● Given problem
Extract all lines from the data beneath that include the word "this".
** BEGIN Data rows **
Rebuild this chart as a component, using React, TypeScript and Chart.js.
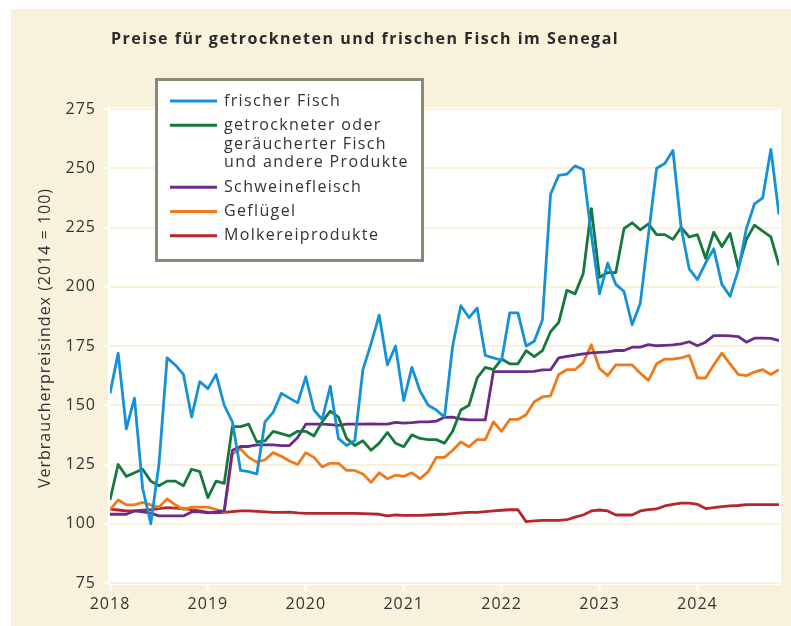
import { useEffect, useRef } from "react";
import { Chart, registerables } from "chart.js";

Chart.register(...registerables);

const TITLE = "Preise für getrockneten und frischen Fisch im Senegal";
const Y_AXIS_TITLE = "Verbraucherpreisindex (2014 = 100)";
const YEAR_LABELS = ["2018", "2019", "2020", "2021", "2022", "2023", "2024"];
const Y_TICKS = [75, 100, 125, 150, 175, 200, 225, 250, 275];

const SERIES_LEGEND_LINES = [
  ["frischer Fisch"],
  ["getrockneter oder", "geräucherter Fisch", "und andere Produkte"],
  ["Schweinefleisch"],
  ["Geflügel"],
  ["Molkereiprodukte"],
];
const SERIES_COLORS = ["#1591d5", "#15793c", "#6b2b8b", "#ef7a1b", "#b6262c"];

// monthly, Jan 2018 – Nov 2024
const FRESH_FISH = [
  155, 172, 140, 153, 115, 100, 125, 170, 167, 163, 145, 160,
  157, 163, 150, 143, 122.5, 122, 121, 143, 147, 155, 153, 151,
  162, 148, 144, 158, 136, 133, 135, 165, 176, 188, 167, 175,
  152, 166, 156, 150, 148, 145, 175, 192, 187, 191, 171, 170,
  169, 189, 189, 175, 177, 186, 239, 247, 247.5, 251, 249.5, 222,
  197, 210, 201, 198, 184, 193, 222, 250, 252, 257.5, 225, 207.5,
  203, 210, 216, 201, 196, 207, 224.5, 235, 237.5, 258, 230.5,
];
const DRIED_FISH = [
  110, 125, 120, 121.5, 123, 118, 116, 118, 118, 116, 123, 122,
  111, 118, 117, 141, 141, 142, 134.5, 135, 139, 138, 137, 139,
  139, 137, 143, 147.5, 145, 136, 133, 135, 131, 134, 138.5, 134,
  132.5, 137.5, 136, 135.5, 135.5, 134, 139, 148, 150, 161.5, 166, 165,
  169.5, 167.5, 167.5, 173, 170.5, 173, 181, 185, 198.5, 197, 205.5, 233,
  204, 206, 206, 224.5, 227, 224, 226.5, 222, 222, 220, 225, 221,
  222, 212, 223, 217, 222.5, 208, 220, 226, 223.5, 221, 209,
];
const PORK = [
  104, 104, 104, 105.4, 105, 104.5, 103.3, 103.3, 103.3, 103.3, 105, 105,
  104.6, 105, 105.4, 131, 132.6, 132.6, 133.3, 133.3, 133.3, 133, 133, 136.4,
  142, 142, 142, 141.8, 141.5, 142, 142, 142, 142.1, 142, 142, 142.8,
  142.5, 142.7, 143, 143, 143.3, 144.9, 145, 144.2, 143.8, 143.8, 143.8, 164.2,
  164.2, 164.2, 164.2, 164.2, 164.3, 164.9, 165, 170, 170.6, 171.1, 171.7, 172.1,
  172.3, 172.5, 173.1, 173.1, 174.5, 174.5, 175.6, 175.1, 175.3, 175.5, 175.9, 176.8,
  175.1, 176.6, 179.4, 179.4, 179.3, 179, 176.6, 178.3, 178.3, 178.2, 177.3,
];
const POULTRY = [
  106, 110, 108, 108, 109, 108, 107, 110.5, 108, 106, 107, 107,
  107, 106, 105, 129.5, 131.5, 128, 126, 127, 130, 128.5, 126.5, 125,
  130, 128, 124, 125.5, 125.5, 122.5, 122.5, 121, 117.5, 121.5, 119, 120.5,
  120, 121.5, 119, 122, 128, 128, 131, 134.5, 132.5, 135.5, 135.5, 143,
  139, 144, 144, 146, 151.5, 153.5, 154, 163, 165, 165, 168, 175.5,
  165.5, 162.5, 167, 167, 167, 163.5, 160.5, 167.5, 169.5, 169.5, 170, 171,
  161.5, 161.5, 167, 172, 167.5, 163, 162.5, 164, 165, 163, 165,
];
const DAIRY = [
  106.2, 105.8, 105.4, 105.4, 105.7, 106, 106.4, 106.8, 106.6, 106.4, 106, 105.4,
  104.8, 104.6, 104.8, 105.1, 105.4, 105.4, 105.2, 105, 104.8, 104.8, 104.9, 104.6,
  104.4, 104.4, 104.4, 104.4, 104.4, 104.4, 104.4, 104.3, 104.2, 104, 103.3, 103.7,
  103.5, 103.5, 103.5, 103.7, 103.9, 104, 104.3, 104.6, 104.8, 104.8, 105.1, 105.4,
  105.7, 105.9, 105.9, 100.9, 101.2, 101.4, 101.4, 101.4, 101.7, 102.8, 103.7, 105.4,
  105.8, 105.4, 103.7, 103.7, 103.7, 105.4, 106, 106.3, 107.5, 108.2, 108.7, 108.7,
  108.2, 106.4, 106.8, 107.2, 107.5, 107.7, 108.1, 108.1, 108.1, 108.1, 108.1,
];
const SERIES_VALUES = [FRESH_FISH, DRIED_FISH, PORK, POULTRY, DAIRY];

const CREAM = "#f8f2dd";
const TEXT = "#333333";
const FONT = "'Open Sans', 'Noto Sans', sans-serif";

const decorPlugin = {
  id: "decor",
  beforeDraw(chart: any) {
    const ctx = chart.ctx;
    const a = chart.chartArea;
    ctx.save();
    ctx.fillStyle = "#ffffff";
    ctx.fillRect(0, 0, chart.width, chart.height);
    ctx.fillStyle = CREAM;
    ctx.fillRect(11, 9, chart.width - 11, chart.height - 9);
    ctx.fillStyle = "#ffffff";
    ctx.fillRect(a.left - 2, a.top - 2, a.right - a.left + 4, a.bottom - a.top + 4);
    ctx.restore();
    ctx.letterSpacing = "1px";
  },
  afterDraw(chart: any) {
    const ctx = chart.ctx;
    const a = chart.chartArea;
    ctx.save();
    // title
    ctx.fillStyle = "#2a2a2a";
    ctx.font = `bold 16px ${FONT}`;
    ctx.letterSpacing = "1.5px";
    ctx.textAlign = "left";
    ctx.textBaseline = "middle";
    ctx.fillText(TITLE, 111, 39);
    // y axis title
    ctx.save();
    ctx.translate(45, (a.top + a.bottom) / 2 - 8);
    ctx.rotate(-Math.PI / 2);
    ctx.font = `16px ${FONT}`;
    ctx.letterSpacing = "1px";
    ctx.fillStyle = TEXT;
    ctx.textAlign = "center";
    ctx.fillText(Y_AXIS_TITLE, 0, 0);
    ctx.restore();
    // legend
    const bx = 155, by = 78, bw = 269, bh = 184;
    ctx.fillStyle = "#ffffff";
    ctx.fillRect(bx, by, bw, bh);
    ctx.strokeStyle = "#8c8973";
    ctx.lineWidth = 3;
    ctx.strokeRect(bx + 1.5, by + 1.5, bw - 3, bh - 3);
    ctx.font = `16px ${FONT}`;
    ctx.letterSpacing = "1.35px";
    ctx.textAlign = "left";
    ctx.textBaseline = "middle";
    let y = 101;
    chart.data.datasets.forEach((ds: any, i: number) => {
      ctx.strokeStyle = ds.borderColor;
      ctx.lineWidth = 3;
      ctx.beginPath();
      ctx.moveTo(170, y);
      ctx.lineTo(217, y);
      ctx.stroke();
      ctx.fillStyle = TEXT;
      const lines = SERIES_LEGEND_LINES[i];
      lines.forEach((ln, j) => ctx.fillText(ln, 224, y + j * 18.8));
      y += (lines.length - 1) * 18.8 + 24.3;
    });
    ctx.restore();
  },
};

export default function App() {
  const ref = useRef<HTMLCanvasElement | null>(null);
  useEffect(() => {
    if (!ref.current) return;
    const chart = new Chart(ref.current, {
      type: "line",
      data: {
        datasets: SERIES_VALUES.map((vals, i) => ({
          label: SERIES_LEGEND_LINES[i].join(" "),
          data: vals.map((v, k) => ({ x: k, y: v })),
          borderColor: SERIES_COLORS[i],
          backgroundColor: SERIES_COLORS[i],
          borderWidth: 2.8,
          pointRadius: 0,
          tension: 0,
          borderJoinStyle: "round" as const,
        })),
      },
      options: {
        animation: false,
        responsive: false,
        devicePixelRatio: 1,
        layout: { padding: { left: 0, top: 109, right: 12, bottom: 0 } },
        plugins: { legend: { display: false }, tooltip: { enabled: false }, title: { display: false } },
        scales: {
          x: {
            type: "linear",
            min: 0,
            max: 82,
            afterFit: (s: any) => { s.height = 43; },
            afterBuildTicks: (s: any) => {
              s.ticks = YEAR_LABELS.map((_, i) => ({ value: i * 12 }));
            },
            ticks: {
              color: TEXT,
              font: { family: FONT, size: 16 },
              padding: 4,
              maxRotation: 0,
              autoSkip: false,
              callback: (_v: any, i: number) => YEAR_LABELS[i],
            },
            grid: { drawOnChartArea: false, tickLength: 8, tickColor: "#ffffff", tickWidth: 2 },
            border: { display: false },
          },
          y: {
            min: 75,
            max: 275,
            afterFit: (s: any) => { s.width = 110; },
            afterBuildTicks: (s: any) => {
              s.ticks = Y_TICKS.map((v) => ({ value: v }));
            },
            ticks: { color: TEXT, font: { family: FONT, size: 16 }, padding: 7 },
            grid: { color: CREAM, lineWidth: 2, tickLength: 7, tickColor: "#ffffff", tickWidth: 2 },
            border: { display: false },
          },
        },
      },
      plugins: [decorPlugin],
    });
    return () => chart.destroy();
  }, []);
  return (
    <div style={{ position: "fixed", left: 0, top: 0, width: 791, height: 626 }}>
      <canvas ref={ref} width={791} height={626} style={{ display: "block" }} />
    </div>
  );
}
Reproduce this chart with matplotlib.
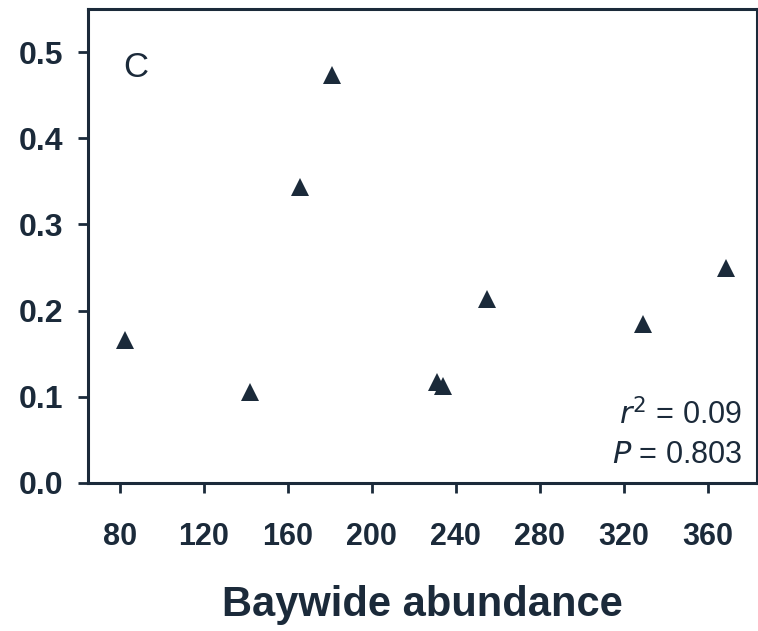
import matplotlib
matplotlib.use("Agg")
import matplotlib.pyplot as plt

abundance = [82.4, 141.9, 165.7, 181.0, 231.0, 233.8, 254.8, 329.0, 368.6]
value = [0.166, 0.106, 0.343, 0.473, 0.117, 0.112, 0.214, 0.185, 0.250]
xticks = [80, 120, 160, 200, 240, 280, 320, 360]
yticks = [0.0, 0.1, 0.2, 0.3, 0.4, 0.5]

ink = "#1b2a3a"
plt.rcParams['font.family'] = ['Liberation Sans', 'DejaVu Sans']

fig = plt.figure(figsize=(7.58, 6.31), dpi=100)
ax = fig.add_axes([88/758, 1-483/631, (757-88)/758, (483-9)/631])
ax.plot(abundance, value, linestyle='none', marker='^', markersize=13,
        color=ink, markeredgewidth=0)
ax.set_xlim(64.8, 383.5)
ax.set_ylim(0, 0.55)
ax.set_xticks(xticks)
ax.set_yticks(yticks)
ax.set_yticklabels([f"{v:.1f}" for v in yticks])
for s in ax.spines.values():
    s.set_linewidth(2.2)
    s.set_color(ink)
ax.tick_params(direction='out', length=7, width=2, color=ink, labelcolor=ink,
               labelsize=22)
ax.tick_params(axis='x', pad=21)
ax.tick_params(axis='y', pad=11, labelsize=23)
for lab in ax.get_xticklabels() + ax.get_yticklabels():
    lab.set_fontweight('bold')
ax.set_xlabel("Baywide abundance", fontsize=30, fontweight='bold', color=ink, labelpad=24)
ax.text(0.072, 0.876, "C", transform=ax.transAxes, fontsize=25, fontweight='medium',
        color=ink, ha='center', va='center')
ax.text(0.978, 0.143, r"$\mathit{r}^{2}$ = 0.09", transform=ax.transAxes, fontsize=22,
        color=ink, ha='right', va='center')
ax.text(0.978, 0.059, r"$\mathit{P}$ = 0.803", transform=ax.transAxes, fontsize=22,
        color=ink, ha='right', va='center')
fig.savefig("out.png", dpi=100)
** END Data rows **
● Task output
Rebuild this chart as a component, using React, TypeScript and Chart.js.
Reproduce this chart with matplotlib.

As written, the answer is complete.